▶ **Short task**: Your task is to give the listing below back word for word, pictures excluded.

▶ **Exercise material**:
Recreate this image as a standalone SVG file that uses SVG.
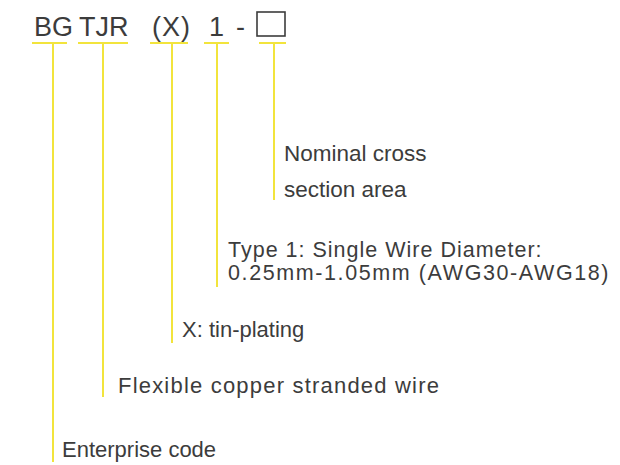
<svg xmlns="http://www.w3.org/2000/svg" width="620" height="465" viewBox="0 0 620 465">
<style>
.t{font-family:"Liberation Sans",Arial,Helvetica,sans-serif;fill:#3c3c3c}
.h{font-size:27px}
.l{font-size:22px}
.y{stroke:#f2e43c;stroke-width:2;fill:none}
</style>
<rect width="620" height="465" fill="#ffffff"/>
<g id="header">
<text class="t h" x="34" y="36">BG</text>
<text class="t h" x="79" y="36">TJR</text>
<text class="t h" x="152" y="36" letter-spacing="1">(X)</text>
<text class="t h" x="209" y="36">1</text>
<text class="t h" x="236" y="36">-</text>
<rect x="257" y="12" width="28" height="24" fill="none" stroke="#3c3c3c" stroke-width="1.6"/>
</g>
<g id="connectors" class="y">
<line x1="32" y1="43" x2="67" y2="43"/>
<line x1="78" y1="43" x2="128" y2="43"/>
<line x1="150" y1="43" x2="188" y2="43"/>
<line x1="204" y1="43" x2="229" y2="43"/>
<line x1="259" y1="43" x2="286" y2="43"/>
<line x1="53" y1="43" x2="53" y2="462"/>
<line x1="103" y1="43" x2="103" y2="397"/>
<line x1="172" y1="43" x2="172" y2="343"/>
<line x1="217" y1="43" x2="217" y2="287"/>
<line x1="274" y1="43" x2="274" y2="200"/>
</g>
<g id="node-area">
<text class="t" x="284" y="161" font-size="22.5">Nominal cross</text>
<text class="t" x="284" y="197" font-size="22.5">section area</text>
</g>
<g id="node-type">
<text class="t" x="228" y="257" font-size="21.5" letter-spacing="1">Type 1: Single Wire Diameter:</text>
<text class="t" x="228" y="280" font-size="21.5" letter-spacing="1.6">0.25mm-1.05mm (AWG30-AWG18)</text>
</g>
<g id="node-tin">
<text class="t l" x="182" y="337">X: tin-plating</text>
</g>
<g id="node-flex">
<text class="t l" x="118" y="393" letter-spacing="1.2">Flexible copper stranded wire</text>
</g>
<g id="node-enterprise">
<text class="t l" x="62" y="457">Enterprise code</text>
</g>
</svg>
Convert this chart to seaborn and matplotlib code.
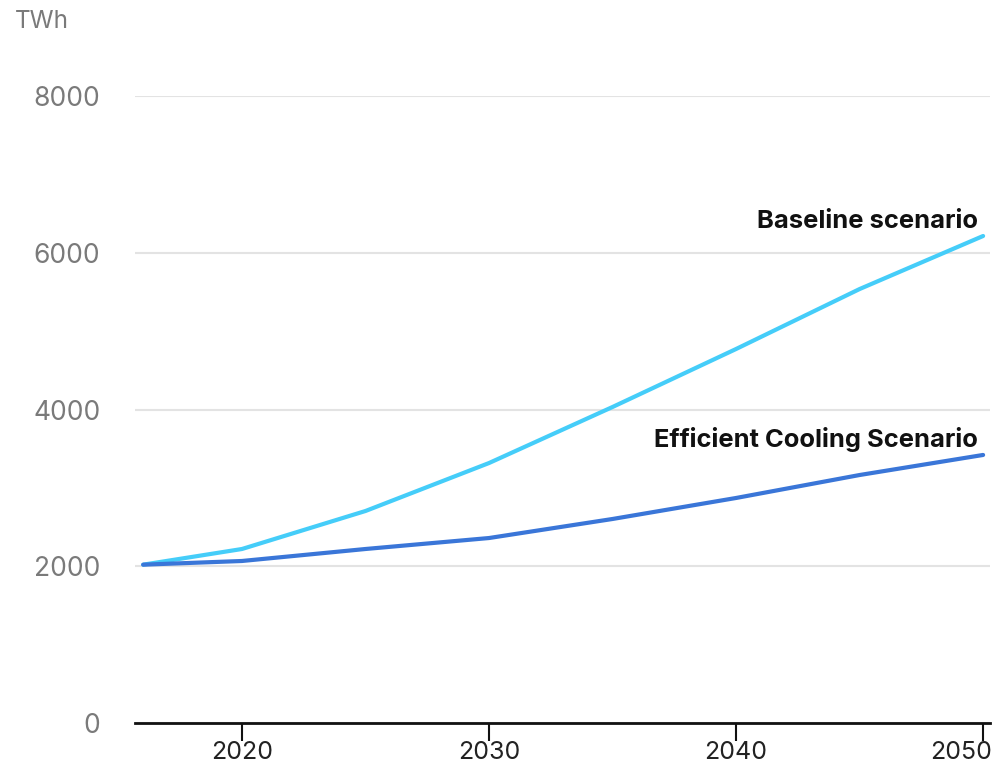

▶ **Exercise solution**:
Recreate this image as a standalone SVG file that uses SVG.
<svg xmlns="http://www.w3.org/2000/svg" width="620" height="465" viewBox="0 0 620 465">
<style>
.t{font-family:"Liberation Sans",Arial,Helvetica,sans-serif;fill:#3c3c3c}
.h{font-size:27px}
.l{font-size:22px}
.y{stroke:#f2e43c;stroke-width:2;fill:none}
</style>
<rect width="620" height="465" fill="#ffffff"/>
<g id="header">
<text class="t h" x="34" y="36">BG</text>
<text class="t h" x="79" y="36">TJR</text>
<text class="t h" x="152" y="36" letter-spacing="1">(X)</text>
<text class="t h" x="209" y="36">1</text>
<text class="t h" x="236" y="36">-</text>
<rect x="257" y="12" width="28" height="24" fill="none" stroke="#3c3c3c" stroke-width="1.6"/>
</g>
<g id="connectors" class="y">
<line x1="32" y1="43" x2="67" y2="43"/>
<line x1="78" y1="43" x2="128" y2="43"/>
<line x1="150" y1="43" x2="188" y2="43"/>
<line x1="204" y1="43" x2="229" y2="43"/>
<line x1="259" y1="43" x2="286" y2="43"/>
<line x1="53" y1="43" x2="53" y2="462"/>
<line x1="103" y1="43" x2="103" y2="397"/>
<line x1="172" y1="43" x2="172" y2="343"/>
<line x1="217" y1="43" x2="217" y2="287"/>
<line x1="274" y1="43" x2="274" y2="200"/>
</g>
<g id="node-area">
<text class="t" x="284" y="161" font-size="22.5">Nominal cross</text>
<text class="t" x="284" y="197" font-size="22.5">section area</text>
</g>
<g id="node-type">
<text class="t" x="228" y="257" font-size="21.5" letter-spacing="1">Type 1: Single Wire Diameter:</text>
<text class="t" x="228" y="280" font-size="21.5" letter-spacing="1.6">0.25mm-1.05mm (AWG30-AWG18)</text>
</g>
<g id="node-tin">
<text class="t l" x="182" y="337">X: tin-plating</text>
</g>
<g id="node-flex">
<text class="t l" x="118" y="393" letter-spacing="1.2">Flexible copper stranded wire</text>
</g>
<g id="node-enterprise">
<text class="t l" x="62" y="457">Enterprise code</text>
</g>
</svg>
Convert this chart to seaborn and matplotlib code.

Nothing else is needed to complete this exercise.